Господи Боженька, что мне предстоит? — воззвала Лушка во мраке.
— Идти, изживая, — ответил рожающий ее свет.
* * *
— Что она сказала? — спросил псих-президент.
— Ничего существенного, — отвернулась сестра, бросая пустые ампулы в кювету. — Что-то про жизнь.
— Жить, изживая, — внятно перевела Марья.
— Гм… Люди, которых мучают не свои проблемы, не переводятся. А нам не отпускают лекарств.
— Вы знаете лекарства от проблем? — не удержалась Марья.
— Разумеется, — ответил псих-президент. — Заменить большую проблему проблемой поменьше, проблему поменьше — небольшой, небольшую — незначительной, пригодной для разрешения местными усилиями… Ничего сложного.
— А упорствующим в большем — место в сумасшедшем доме? — усмехнулась Марья.
— А вы хотели бы, чтобы гулящие девицы учили человечество жить? — проговорил псих-президент, выпуская Лушкину руку.
— Не более, чем гулящие мужчины, — пробормотала Марья. — Она спит?
— Надеюсь, — небрежно бросил псих-президент. — Чем вы ее так впечатлили, Мария Ивановна? Чтобы Гришина брякнулась в обморок, как французская маркиза… Что вы ей сказали?
— Я ничего не говорила… Я рассказывала о том, как хоронила свою мать.
— Ага, — сказал псих-президент. — Теперь понятно.
— Я не предполагала, что это может иметь к ней отношение, — обеспокоенно сказала Марья.
— Жить, изживая… Гм. Комплекс вины. Она считает, что убила своего ребенка.
— Только считает?
— Согласно медэкспертизе — двухсторонняя пневмония, не более.

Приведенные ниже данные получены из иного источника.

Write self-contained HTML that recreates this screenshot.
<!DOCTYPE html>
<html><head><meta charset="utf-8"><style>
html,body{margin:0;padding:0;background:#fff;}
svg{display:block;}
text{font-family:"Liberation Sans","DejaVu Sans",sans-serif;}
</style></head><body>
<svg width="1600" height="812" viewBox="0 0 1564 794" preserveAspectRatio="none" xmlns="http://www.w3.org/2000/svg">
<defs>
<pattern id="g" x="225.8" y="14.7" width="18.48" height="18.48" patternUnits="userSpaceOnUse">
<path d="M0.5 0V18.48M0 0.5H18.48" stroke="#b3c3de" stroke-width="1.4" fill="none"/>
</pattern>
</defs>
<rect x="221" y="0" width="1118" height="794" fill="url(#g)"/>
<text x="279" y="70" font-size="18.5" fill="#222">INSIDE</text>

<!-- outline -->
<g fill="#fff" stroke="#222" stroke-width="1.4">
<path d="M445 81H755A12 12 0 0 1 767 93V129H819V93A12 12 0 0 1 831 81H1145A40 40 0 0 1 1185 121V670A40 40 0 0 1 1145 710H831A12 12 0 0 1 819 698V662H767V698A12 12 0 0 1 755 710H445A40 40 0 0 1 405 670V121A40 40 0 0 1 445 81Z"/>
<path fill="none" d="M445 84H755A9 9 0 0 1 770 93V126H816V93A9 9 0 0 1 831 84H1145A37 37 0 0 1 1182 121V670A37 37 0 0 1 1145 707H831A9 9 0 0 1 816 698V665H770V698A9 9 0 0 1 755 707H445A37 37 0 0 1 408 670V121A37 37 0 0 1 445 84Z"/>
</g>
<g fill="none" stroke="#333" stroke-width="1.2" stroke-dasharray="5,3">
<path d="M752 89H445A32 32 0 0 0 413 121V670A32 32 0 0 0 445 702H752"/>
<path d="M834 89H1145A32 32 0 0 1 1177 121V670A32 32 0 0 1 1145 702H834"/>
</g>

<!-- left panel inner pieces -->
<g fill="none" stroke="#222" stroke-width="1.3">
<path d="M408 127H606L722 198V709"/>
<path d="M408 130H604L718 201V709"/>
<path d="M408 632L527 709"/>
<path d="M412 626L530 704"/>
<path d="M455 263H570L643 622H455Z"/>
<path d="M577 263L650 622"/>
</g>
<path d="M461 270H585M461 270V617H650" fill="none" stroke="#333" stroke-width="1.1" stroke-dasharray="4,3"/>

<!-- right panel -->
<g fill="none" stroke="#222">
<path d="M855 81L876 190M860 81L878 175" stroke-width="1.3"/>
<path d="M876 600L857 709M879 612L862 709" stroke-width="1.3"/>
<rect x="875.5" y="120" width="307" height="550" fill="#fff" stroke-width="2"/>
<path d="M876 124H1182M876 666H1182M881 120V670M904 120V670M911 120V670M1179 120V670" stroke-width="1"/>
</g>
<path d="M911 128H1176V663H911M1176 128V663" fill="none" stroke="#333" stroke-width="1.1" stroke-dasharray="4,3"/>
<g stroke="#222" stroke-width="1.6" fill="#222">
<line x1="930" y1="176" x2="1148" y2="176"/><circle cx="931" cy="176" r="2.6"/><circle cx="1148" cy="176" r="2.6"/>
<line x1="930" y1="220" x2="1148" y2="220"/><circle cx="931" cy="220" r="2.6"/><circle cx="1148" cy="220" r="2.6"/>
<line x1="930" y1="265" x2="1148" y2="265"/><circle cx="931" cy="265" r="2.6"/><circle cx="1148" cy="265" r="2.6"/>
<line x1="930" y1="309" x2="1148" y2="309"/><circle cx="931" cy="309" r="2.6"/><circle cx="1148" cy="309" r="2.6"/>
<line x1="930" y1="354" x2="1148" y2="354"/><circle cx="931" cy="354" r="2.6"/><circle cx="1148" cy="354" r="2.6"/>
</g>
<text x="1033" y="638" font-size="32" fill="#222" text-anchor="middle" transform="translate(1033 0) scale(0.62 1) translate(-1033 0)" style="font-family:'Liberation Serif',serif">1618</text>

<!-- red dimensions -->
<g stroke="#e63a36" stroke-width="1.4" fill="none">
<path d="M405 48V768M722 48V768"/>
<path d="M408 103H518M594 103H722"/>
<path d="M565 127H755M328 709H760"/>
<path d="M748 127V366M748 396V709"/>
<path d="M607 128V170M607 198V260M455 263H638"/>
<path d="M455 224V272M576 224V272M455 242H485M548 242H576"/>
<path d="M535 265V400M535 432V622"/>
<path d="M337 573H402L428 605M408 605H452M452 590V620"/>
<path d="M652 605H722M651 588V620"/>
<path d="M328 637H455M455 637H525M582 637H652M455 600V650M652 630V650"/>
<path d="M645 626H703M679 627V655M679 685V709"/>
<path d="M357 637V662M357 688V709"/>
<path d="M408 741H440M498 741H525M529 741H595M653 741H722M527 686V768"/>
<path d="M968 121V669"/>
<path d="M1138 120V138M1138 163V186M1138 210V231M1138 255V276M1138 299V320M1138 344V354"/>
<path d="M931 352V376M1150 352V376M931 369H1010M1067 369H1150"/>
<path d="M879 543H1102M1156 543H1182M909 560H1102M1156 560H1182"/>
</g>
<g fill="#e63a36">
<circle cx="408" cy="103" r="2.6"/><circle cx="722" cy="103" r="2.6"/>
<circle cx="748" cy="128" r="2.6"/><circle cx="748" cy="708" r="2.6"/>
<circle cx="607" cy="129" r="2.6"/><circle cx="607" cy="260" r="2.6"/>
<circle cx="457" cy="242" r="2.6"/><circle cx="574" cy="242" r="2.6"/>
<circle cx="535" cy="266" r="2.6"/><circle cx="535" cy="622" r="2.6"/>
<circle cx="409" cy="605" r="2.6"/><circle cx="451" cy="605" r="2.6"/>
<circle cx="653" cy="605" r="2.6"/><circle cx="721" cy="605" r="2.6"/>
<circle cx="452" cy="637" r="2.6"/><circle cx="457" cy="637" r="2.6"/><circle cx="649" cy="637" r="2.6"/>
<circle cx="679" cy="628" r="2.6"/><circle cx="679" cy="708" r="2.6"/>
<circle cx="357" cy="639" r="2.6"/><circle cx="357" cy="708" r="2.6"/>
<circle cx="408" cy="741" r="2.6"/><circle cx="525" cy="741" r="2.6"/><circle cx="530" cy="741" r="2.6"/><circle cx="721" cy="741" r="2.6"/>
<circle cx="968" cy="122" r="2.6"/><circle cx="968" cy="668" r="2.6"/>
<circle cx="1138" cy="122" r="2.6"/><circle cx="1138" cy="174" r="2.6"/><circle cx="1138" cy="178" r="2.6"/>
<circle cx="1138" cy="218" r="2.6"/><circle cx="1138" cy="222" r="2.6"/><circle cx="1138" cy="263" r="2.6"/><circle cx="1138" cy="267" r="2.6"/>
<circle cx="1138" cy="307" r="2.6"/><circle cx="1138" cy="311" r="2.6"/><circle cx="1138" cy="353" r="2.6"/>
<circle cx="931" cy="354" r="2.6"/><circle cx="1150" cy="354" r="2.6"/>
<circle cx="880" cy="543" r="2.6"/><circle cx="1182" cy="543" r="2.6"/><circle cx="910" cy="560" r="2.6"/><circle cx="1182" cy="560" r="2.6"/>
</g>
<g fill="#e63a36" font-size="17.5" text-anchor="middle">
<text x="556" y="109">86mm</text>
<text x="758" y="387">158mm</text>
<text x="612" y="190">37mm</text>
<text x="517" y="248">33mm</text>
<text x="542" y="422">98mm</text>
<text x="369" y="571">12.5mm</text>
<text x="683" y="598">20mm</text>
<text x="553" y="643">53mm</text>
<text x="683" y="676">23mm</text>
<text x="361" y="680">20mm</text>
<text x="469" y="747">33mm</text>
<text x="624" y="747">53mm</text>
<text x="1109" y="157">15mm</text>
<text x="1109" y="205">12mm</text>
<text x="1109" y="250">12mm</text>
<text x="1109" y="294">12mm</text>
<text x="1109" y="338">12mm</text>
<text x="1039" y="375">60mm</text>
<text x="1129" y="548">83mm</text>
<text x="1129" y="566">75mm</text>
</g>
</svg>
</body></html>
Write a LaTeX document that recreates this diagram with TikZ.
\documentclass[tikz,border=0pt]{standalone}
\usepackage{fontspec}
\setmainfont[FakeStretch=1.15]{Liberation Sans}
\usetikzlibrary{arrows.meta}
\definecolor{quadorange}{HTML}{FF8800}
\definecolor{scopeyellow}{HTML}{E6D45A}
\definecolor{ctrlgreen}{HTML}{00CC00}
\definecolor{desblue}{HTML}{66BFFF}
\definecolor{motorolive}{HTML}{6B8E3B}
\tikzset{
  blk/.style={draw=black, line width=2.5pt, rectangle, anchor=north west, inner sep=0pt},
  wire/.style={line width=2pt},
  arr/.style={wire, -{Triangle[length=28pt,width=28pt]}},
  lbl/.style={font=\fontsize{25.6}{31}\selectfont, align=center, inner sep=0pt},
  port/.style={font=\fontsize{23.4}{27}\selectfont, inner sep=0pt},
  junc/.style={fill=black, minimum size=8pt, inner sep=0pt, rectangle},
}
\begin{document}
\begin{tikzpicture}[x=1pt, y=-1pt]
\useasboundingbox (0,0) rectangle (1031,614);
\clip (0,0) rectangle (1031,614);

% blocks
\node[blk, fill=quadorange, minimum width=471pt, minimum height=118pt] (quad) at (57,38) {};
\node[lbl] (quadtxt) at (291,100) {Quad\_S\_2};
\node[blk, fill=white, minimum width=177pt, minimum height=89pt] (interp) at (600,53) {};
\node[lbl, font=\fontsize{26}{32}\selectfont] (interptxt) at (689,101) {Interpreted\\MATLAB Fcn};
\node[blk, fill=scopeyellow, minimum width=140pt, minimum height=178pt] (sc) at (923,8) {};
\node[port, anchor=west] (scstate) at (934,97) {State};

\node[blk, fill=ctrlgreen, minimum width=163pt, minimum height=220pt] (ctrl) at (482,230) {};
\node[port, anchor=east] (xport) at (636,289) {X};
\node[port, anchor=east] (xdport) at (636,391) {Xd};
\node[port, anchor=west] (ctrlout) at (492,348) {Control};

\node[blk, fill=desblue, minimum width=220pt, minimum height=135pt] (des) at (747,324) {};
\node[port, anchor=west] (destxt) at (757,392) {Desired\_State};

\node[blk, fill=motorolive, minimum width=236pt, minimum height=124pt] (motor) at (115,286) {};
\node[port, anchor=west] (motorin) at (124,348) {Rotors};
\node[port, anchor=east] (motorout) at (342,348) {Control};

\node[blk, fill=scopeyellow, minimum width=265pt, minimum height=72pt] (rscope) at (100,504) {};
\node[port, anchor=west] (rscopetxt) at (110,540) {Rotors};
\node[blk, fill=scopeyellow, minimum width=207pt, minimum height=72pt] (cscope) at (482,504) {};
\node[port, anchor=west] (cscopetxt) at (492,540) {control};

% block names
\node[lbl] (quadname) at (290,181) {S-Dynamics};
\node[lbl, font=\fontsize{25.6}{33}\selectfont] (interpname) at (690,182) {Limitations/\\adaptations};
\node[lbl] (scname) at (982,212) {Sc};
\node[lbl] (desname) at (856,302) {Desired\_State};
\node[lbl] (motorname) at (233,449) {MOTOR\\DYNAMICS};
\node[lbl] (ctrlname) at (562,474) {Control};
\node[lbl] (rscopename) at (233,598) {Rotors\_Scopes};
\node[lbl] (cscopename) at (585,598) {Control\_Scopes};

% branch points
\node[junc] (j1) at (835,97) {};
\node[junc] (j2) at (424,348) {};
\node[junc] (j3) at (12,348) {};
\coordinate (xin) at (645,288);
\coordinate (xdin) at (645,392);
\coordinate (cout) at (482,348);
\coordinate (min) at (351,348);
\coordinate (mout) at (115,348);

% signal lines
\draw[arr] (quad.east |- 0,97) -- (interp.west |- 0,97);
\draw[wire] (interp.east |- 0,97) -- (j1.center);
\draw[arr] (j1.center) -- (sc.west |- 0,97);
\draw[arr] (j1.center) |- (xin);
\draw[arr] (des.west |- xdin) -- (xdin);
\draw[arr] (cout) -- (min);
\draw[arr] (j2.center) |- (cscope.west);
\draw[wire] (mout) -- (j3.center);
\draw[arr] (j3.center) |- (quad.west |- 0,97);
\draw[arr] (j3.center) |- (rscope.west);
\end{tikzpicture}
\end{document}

— Всего лишь, — буркнула Марья.
— Мне нужен главврач, — заявила Лушка.
Дежурная сестра взглянула мельком и касательно, мимо торчащего из коротко подросших волос Лушкиного уха, и продолжила более срочную работу — приклеила разнокалиберные листочки анализов в чью-то затрепанную историю болезни.